Herr Schrimm, in Ihrem Buch »Schuld, die nicht vergeht«, das Anfang Oktober erschienen ist, berichten Sie davon, wie Sie als Staatsanwalt den letzten NS-Verbrechern auf der Spur waren. Bald sind alle Täter und Opfer des Nationalsozialismus verstorben – ist damit ein dunkles Kapitel deutscher Geschichte abgeschlossen?
Abgeschlossen ist dieses Kapitel nie. Es wird uns Deutsche auch noch in 100 Jahren verfolgen, so wie es auch bei anderen Großverbrechen in der Geschichte sein wird, die nicht vergessen sind und auch nicht vergessen werden dürfen. Die Verbrechen in der NS-Zeit sollten auch für alle folgenden Generationen eine Warnung sein.
Wie gehen Sie damit um, dass viele Täter nie gefasst oder verurteilt wurden? Hätte es aus Ihrer Sicht da mehr staatliche Anstrengung gebraucht?
Für mich ist das sehr bedauerlich. Wir haben es versucht und haben dabei auch Fehler gemacht. Aber wohl kein Staat der Welt hätte es schaffen können, alle Täter zu verurteilen. Dies liegt auch daran, dass unser Rechtsstaat keine Bestrafung um jeden Preis will, sondern jeder Täter durch den Rechtstaat überführt werden muss, was es schon wegen fehlender Beweise oder Zeugen unmöglich macht, alle NS-Verbrecher zu verurteilen.

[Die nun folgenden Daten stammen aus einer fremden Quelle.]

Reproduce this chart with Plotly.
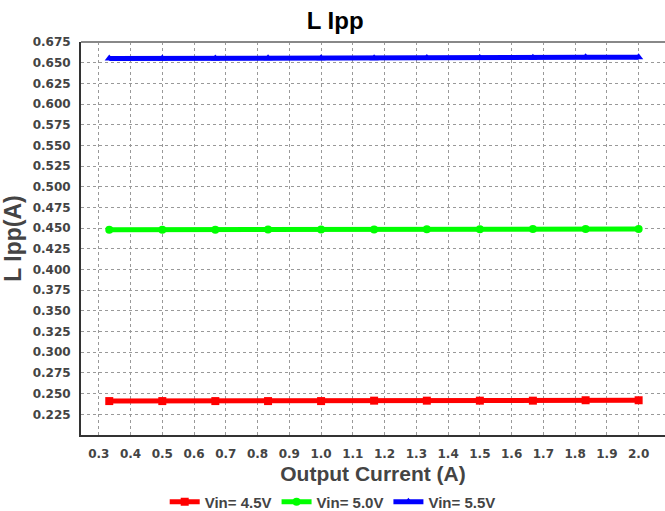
import plotly.graph_objects as go

current = [0.333, 0.5, 0.667, 0.833, 1.0, 1.167, 1.333, 1.5, 1.667, 1.833, 2.0]
vin45 = [0.241, 0.241, 0.241, 0.241, 0.241, 0.2415, 0.2415, 0.2415, 0.2415, 0.242, 0.242]
vin50 = [0.448, 0.448, 0.448, 0.4483, 0.4485, 0.4485, 0.4487, 0.4488, 0.449, 0.449, 0.449]
vin55 = [0.655, 0.655, 0.655, 0.6553, 0.6555, 0.6555, 0.6557, 0.6558, 0.656, 0.6565, 0.6567]
names = ["<b>Vin= 4.5V</b>", "<b>Vin= 5.0V</b>", "<b>Vin= 5.5V</b>"]
colors = ["#ff0000", "#00ff00", "#0000ff"]
symbols = ["square", "circle", "triangle-up"]

xticks = [0.3, 0.4, 0.5, 0.6, 0.7, 0.8, 0.9, 1.0, 1.1, 1.2, 1.3, 1.4, 1.5, 1.6, 1.7, 1.8, 1.9, 2.0]
yticks = [0.225 + 0.025 * i for i in range(19)]

font = "Liberation Sans, Arial, sans-serif"
tickfont = "DejaVu Sans, sans-serif"

fig = go.Figure()
for ys, n, c, s in zip([vin45, vin50, vin55], names, colors, symbols):
    fig.add_trace(go.Scatter(
        x=current, y=ys, name=n, mode="lines+markers",
        line=dict(color=c, width=5),
        marker=dict(color=c, size=8, symbol=s),
    ))

fig.update_layout(
    width=665, height=511,
    margin=dict(l=81, r=0, t=42, b=76),
    plot_bgcolor="white", paper_bgcolor="white",
    font=dict(family=font, color="#444444"),
    title=dict(text="<b>L Ipp</b>", x=0.504, xanchor="center", y=1 - 21 / 511, yanchor="middle",
               font=dict(size=24, color="#000000", family=font)),
    showlegend=True,
    legend=dict(orientation="h", x=0.431, xanchor="center", xref="paper",
                y=1 - 502 / 511, yanchor="middle", yref="container",
                font=dict(size=15, color="#444444", family=font),
                itemwidth=30, tracegroupgap=0),
)
fig.update_xaxes(
    range=[0.244, 2.083], tickvals=xticks, ticktext=[f"<b>{v:.1f}</b>" for v in xticks],
    showgrid=True, gridcolor="#999999", griddash="dot", gridwidth=1,
    showline=True, linecolor="#333333", linewidth=2, mirror=False,
    ticks="", tickfont=dict(size=12, color="#444444", family=tickfont), ticklabelstandoff=7,
    title=dict(text="<b>Output Current (A)</b>", font=dict(size=21, color="#444444"), standoff=11),
    zeroline=False, automargin=False,
)
fig.update_yaxes(
    range=[0.2, 0.675], tickvals=yticks, ticktext=[f"<b>{v:.3f}</b>" for v in yticks],
    showgrid=True, gridcolor="#999999", griddash="dot", gridwidth=1,
    showline=True, linecolor="#333333", linewidth=2, mirror=False,
    ticks="", tickfont=dict(size=12, color="#444444", family=tickfont), ticklabelstandoff=6,
    title=dict(text="<b>L Ipp(A)</b>", font=dict(size=23, color="#444444"), standoff=6),
    zeroline=False,
)
# top frame line
fig.add_shape(type="line", xref="paper", yref="paper", x0=0, x1=1, y0=1, y1=1,
              line=dict(color="#888888", width=2))

fig.write_html("out.html")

Mit dem Erstarken der AfD befürchten manche Deutsche, dass nun wieder Nazis im Bundestag sitzen. Was sagen Sie zu solchen Befürchtungen? Sind sie gerechtfertigt?
Ich glaube, dass die Gefahr, die von der AfD ausgeht, überschätzt wird, vor allem im Vergleich zum »Dritten Reich«: Die heutigen politischen und wirtschaftlichen Zustände und die Stimmung im Volk sind mit der Situation in den 1930er-Jahren nicht vergleichbar. Unsere Demokratie ist stark genug, um eine AfD zu verkraften. Außerdem sind nicht alle Wähler der Partei fremdenfeindlich und nicht alle Abgeordnete der AfD sollten in die Nazi-Ecke gestellt werden. Viele sind nur wertkonservativ und fühlen sich nicht von der Politik vertreten, die Bundeskanzlerin Angela Merkel (CDU) macht.
Kurt Schrimm, langjähriger Leiter der Zentralen Stelle zur Aufklärung von NS-Verbrechen in Ludwigsburg, hat sein halbes Leben lang damit verbracht, NS-Verbrecher wie Josef Schwammberger, Alfons Götzfrid oder John Demjanjuk vor Gericht zu bringen.